Katie-Jane Hartshorn

Personal information
- Full name: Katie-Jane Hartshorn
- Born: 20 June 1994 (age 32)
- Batting: Right-handed
- Bowling: Slow left-arm wrist-spin
- Role: Bowler

Domestic team information
- 2011–2015: Tasmanian Roar
- 2015–: Western Fury
- 2015–: Perth Scorchers (squad no. 16)
- Source: Cricinfo, 19 June 2017

= Katie-Jane Hartshorn =

Australian cricketer

Katie-Jane Hartshorn (born 20 June 1994) is an Australian cricketer who plays for Western Fury and Perth Scorchers as a slow left-arm wrist-spin bowler. She has previously played for Tasmanian Roar.

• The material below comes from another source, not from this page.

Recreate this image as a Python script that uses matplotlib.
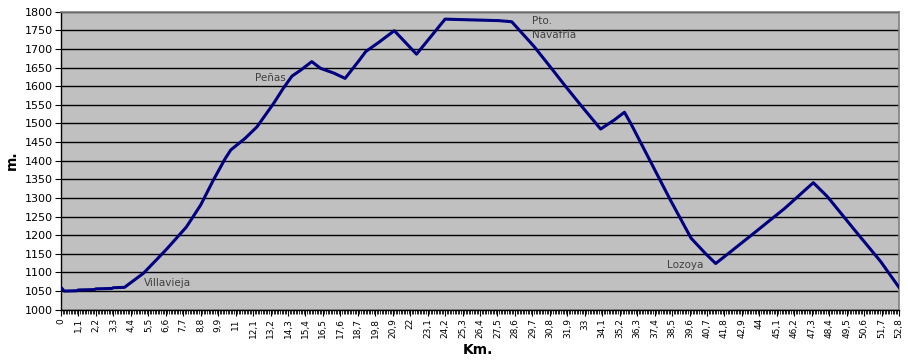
import matplotlib
matplotlib.use("Agg")
import matplotlib.pyplot as plt
from matplotlib.ticker import MultipleLocator

# Elevation profile vertices (km, metres)
km = [0, 0.2, 1.0, 1.1, 2.1, 2.2, 3.2, 3.3, 4.0, 5.2, 6.6, 7.9, 8.8, 9.6, 10.35, 10.7,
      11.6, 12.35, 13.4, 14.0, 14.55, 15.1, 15.8, 16.35, 17.2, 17.9, 18.8, 19.2, 20.0,
      21.0, 22.4, 23.3, 24.2, 25.9, 27.6, 28.4, 29.8, 30.9, 31.8, 32.75, 34.0, 34.85,
      35.5, 35.9, 37.15, 38.4, 39.7, 40.6, 41.25, 42.2, 43.5, 45.6, 47.4, 48.3, 50.0,
      51.65, 52.8]
elev = [1060, 1050, 1051, 1053, 1054, 1056, 1057, 1059, 1060, 1098, 1160, 1222, 1281,
        1348, 1406, 1429, 1460, 1491, 1554, 1594, 1627, 1643, 1666, 1648, 1635, 1621,
        1670, 1693, 1717, 1749, 1686, 1733, 1780, 1778, 1776, 1773, 1707, 1648, 1599,
        1549, 1485, 1509, 1530, 1500, 1397, 1294, 1192, 1151, 1124, 1156, 1200, 1272,
        1341, 1303, 1214, 1129, 1060]

tick_labels = ["0", "1,1", "2,2", "3,3", "4,4", "5,5", "6,6", "7,7", "8,8", "9,9", "11",
               "12,1", "13,2", "14,3", "15,4", "16,5", "17,6", "18,7", "19,8", "20,9", "22",
               "23,1", "24,2", "25,3", "26,4", "27,5", "28,6", "29,7", "30,8", "31,9", "33",
               "34,1", "35,2", "36,3", "37,4", "38,5", "39,6", "40,7", "41,8", "42,9", "44",
               "45,1", "46,2", "47,3", "48,4", "49,5", "50,6", "51,7", "52,8"]
y_ticks = list(range(1000, 1801, 50))

places = ["Villavieja", "Peñas", "Pto.\nNavafría", "Lozoya"]
place_km = [5.2, 12.2, 29.7, 38.2]
place_m = [1072, 1622, 1755, 1120]

W, H = 908, 364
fig = plt.figure(figsize=(W / 100, H / 100), dpi=100)
ax = fig.add_axes([61 / W, 1 - 309.7 / H, (899 - 61) / W, (309.7 - 11.7) / H])
ax.set_facecolor("#C0C0C0")

ax.plot(km, elev, color="#000080", linewidth=2.2, solid_joinstyle="round", zorder=3)

ax.set_xlim(0, 52.8)
ax.set_ylim(1000, 1800)
ax.set_yticks(y_ticks)
ax.set_yticklabels([str(v) for v in y_ticks], fontsize=8)
ax.yaxis.grid(True, color="black", linewidth=1.0)
ax.set_axisbelow(True)

tick_pos = [float(t.replace(",", ".")) for t in tick_labels]
ax.set_xticks(tick_pos)
ax.set_xticklabels(tick_labels, rotation=90, fontsize=6.5)
ax.xaxis.set_minor_locator(MultipleLocator(0.1))
ax.tick_params(axis="x", which="major", length=4, width=0.8, direction="out", pad=2)
ax.tick_params(axis="x", which="minor", length=3, width=0.6, direction="out")
ax.tick_params(axis="y", which="major", length=4, width=0.8, direction="out", pad=2)

for s in ["top", "right"]:
    ax.spines[s].set_color("#808080")
    ax.spines[s].set_linewidth(1.2)
for s in ["left", "bottom"]:
    ax.spines[s].set_color("black")
    ax.spines[s].set_linewidth(1.0)

for name, x, y in zip(places, place_km, place_m):
    ax.text(x, y, name, fontsize=7.5, color="#404040", ha="left", va="center",
            linespacing=1.5, zorder=4)

fig.text(12 / W, 1 - 160 / H, "m.", rotation=90, fontsize=10, fontweight="bold",
         ha="center", va="center")
fig.text(478 / W, 1 - 350 / H, "Km.", fontsize=10, fontweight="bold",
         ha="center", va="center")

fig.savefig("out.png", dpi=100)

Hartshorn debuted for the Roar in 2011. She later decided to move to Western Australia to study a bachelor of physiotherapy. At the start of the 2015–16 season, she was added to the Fury squad as a replacement for Suzie Bates, who was unavailable due to international cricket commitments. That season, Hartshorn came third among the Fury wicket-takers in the WNCL competition, with six wickets and best figures of 2–24 against her former team the Roar.

Hartshorn was one of the last players to be named in the Scorchers squad for its inaugural WBBL|01 competition (2015–16). However, she once again eventually ranked third among her team's wicket-takers, with 13 wickets at an average of 20.38 and an economy rate of 5.76. Hartshorn's best figures for the season were 4–23 against the Hobart Hurricanes, and she also captured a particularly memorable wicket against the Sydney Sixers, when Nicky Shaw took a one-handed, diving catch at full stretch to dismiss Sixers player Sara McGlashan from a ball Hartshorn had bowled.

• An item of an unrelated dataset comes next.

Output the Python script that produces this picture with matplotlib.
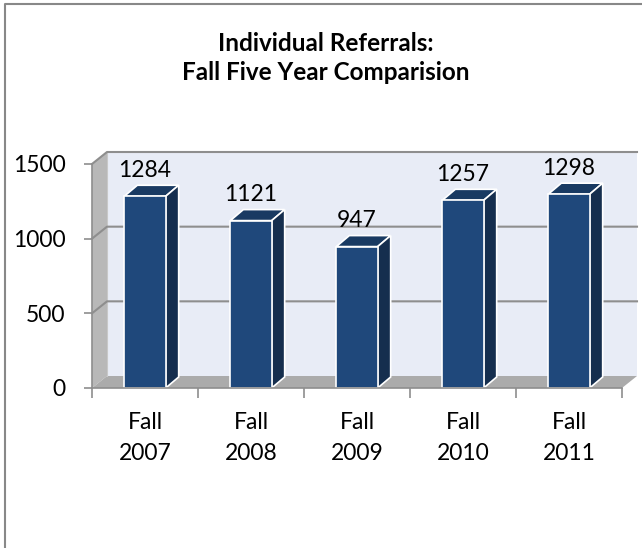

In recognition of her breakout 2015–16 season, Hartshorn was named Female Rising Star at that season's Laurie Sawle medal night.

Hartshorn did not achieve the same prominence during the 2016–17 season. Although she once again took 6 wickets for the Fury in the WNCL tournament, she managed only three wickets for the Scorchers in WBBL|02.